The plot and setting of the movie are actually pretty simple to explain: Henry is a man living in what may be a stylized version of our contemporary world, or may be someplace, or sometime, else. He has a girlfriend, Mary, and while having dinner with Mary and her family, he learns that his wife has given premature birth to a deformed infant. Back in his small apartment, Mary attempts to care for the infant, but flees from its crying. Henry, caring for his sick infant, has a series of fantastic and frightening visions, leading to the film's climax.
Since it has been forty plus years since its release, and this film has been critically reviewed by many people, there is some general consensus to what it is "about", even though David Lynch is famously taciturn to confirm or deny deeper meanings to his films. It is generally agreed that the film's main theme is a fear of intimacy and parental responsibility, with an additional theme being urban decay and alienation. There are additional interpretations that could be made: while watching, I started sketching out a theory of the movie's events from a straight science-fiction point of view.
The most generic insight I can give into the horror genre is that horror provides a mediator for common anxieties. An only slightly less generic insight is that those anxieties are often topical to cultural shifts at the time. Pod people are communism and promiscuous teens being stalked by Jason are fallout from the sexual revolution and the Blair Witch is being trapped by our own media creations. Most horror movies have a fairly obvious relation to societal conflicts of their time, if not to generalized human anxiety. Eraserhead is no exception. Worms and pustules are frightening at any time. And in its themes of the intersection between sexuality as an act of aggression and sexuality as an act of procreation and nurturance, it is not a big leap to view it as a comment on society's (and the creator's) anxieties as family structures changed in the 1970s. The vast and oppressive urban landscapes can also be tied, easily, to the dehumanization of urban blight. All of these things are true. Despite being a surreal film, some of these themes are pretty obvious.

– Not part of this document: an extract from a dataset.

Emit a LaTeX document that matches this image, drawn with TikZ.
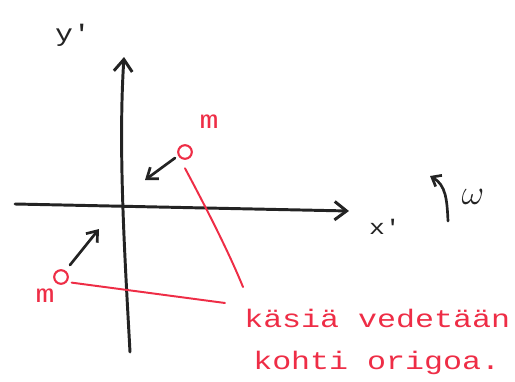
\documentclass[tikz,border=0pt]{standalone}
\usepackage{fontspec}
\newfontfamily\hand[FakeStretch=1.25]{Liberation Mono}
\usepackage{xcolor}
\usepackage{tikz}
\usetikzlibrary{arrows.meta, positioning}
\definecolor{penred}{RGB}{238,45,70}
\definecolor{penblack}{RGB}{35,35,35}
\tikzstyle{axis} = [penblack, line width=2.1pt, line cap=round, -{Straight Barb[length=3mm, width=4.6mm, line width=2.1pt]}]
\tikzstyle{pull} = [penblack, line width=1.9pt, line cap=round, -{Straight Barb[length=2.4mm, width=3.6mm, line width=1.9pt]}]
\tikzstyle{mass} = [circle, draw=penred, line width=1.5pt, minimum size=0.34cm, inner sep=0pt]
\tikzstyle{redline} = [penred, line width=1.4pt, line cap=round]
\tikzstyle{label} = [inner sep=0pt, font=\hand\fontsize{18}{18}\selectfont]

\begin{document}
\begin{tikzpicture}[x=0.025cm, y=-0.025cm]
    \useasboundingbox (0,0) rectangle (515,382);

    \coordinate (ybot) at (130,352);
    \coordinate (ytop) at (124,57);
    \coordinate (xleft) at (15,204);
    \coordinate (xright) at (349,211);
    \draw [axis] (ybot) .. controls (125,260) and (118,150) .. (ytop);
    \draw [axis] (xleft) -- (xright);
    \node (ylab) [label, penblack, font=\hand\fontsize{17}{17}\selectfont] at (73,35) {y'};
    \node (xlab) [label, penblack, font=\hand\fontsize{15}{15}\selectfont] at (385,227) {x'};

    \coordinate (wbot) at (448,221);
    \coordinate (wtop) at (430,176);
    \draw [pull, -{Straight Barb[length=2mm, width=3.2mm, line width=1.9pt]}] (wbot) .. controls (447,200) and (446,185) .. (wtop);
    \node (omega) [inner sep=0pt, penblack, font=\fontsize{26}{26}\selectfont] at (473,197) {$\omega$};

    \node (m1) [mass] at (185,152) {};
    \node (m1lab) [label, penred] at (209,122) {m};
    \node (m2) [mass] at (61,277) {};
    \node (m2lab) [label, penred] at (45,296) {m};

    \coordinate (p1a) at (175,158);
    \coordinate (p1b) at (145,180);
    \coordinate (p2a) at (70,265);
    \coordinate (p2b) at (99,229);
    \draw [pull] (p1a) -- (p1b);
    \draw [pull] (p2a) -- (p2b);

    \node (hands) [label, penred, anchor=base west] at (244,327) {käsiä vedetään};
    \node (origin) [label, penred, anchor=base west] at (253,369) {kohti origoa.};

    \coordinate (end1) at (243,287);
    \coordinate (end2) at (225,303);
    \draw [redline] ([yshift=-6pt]m1.south) .. controls (202,200) and (228,250) .. (end1);
    \draw [redline] ([xshift=2pt, yshift=-4pt]m2.east) -- (end2);
\end{tikzpicture}
\end{document}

But while, and after, watching the film, even though I had that little toe hold into Eraserhead, does not mean I was not thinking of other things. I was. My imagination was all over the place. To say this film is about fears of sexual intimacy is true, but it is true in the same way as saying that Moby Dick is aboat boats is true. The most obvious and horrific part of the movie is the tip of the iceberg, and below that lies David Lynch's vast imagination --- and yours.